The Terminal (II) is pictured in a February 1925 advertisement selling bonds, with a Greek facade and the auditorium and stage running along the street east to Spaulding. The 3315 W Lawrence address appears in a Fox Theaters ad in 1929. The last listing I can find for the Terminal is April 18, 1963, as a 50-cent house showing “Sweet Bird of Youth” and “Whatever Happened to Baby Jane?”
The Metro theater I went to from c. 1948 to when it closed about 1953, was a block west of where you have shown the first Terminal on the map. The Metro I went to was about five or six businesses east of Kimball on the north side of the street, and as shown in the description of the Metro at the top of this page, was a reverse seated theater (you entered the auditorium at the screen side). It was a small theater.
One of the last times I was in Chicago visiting my old haunts, I walked east from Kimball down the north side of Lawrence avenue and found a theater type facade which was in the location for the Metro that I remembered (much smaller than the one that you provided in your frontal photo, shown on the next block east between Christiana and Spaulding on your map). If the original site of the Terminal was the Metro that I went to, it was not on the block that you showed on the map. However, the block that you showed om your map is the one that I knew for the Terminal I went to (shown with the large vertical marquee on the south side of Lawrence as shown in the photo on the Terminal site). If you move the frontal facade photo you provided here, from the north to the south side of Lawrence, then all of the confusion would be resolved.
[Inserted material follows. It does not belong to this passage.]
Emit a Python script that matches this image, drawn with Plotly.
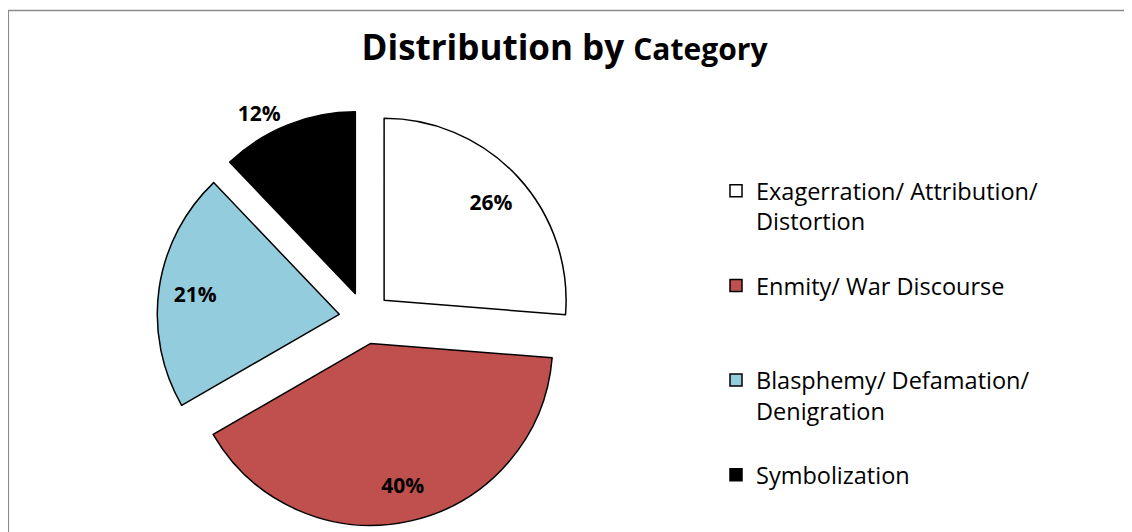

The one shown on the map, on the north side of the street, with the facade that is still there, is the first Terminal theater, which became the Metro when the second Terminal opened. The second Terminal was where the CTA lot is now. Right?
That map was very helpful Brian. I’ve been confused about Terminal 1, Terminal 2, and the Metro, believeing that the Terminal on the south side of Lawrence near Spaulding avenue was one Terminal, and the Metro I knew from childhood (small theater on North side of Lawrence just east of Kimball, was the earlier Terminal location referred to). But your map, and the picture of the theater front shows up on your map on the north side of Lawrence, between Christiana (where I lved) and Spaulding, a location for the Terminal I never knew existed. The small Metro near Kimball, closed in the early fifties, and its facade can still be seen (much smaller than the one shown in the photo for the first Terminal). Thanks for the map, and for finally helping me to understand the different locations for the Terminal and Metro.
Looking at the Satellite view, we can see that the lobby was roughly the same depth as the surrounding storefronts. So if you compare the depths of stores in the building you should be able to tell. Since the store doesn’t kick over to the side like the auditorium does you’re probably right. It looks like the roof of the auditorium was built sort of oddly too.
The Terminal on the South side of Lawrence avenue— which I believe Brian’s front view photo shows— entered directly into a large lobby, so your guess that the store at front represents lobby space would be correct. The actual auditorium was further back from the lobby and then entered to the left (east); so it would have filled up space going east to Spaulding avenue (about 60 feet to the east of the photo showing the front of the theater, and about 50 feet back— south— from Lawrence avenue at the front).
It has always appeared to me that the store occupies former lobby space. My best guess is that the auditorium is used as a storage area.